When he and his friends turned up in a truck carrying the huge sculpture, they found that the NYSE Christmas tree had been installed exactly where he had wanted to place the sculpture. They decided to leave the
Charging Bull sculpture under the 12-meter-tall holiday tree.
He had financed the bronze statue himself at a cost of $350,000 (290,000 euros). Di Modica had wanted to give something back to his adoptive city in the wake of the 1987 stock market crash.
Di Modica later said the large bronze sculpture was a symbol of people's strength - "You can do it by yourself. My point was that you must be strong."
The New York Stock Exchange swiftly had the sculpture removed but it was soon given a permanent location at the Bowling Green public park on Broadway.

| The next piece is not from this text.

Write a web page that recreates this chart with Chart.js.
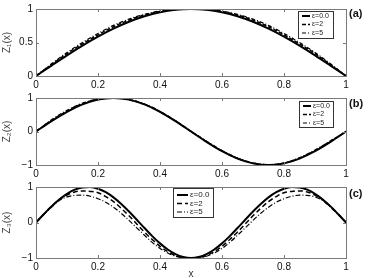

In a recent interview with La Repubblica, the sculptor recalled the idea behind the
Charging Bull.
"It was a time of crisis, the New York Stock Exchange had plummeted more than 20 percent overnight. With some friends I asked myself what I could do for 'my' town," Di Modica explained.
"Of course I am from Vittoria but I lived for more than 40 years in New York. And I got the idea to sculpt a bull, the image of a stock exchange on the rise. It must have been a witticism, a provocation. But it turned into something serious," he said.
"I have been told that after the Statue of Liberty, the
Charging Bull, right next to the temple of finance, is the most visited monument in New York. It even beats the Empire State Building," he added.
Di Modica's sculpture is certainly one of the most photographed subjects in the Big Apple.
A legend has developed over the years that if visitors rub the nose, horns and testicles of the bronze bull, they will have good luck. The shininess of the parts of the sculpture attest to people's belief in the legend.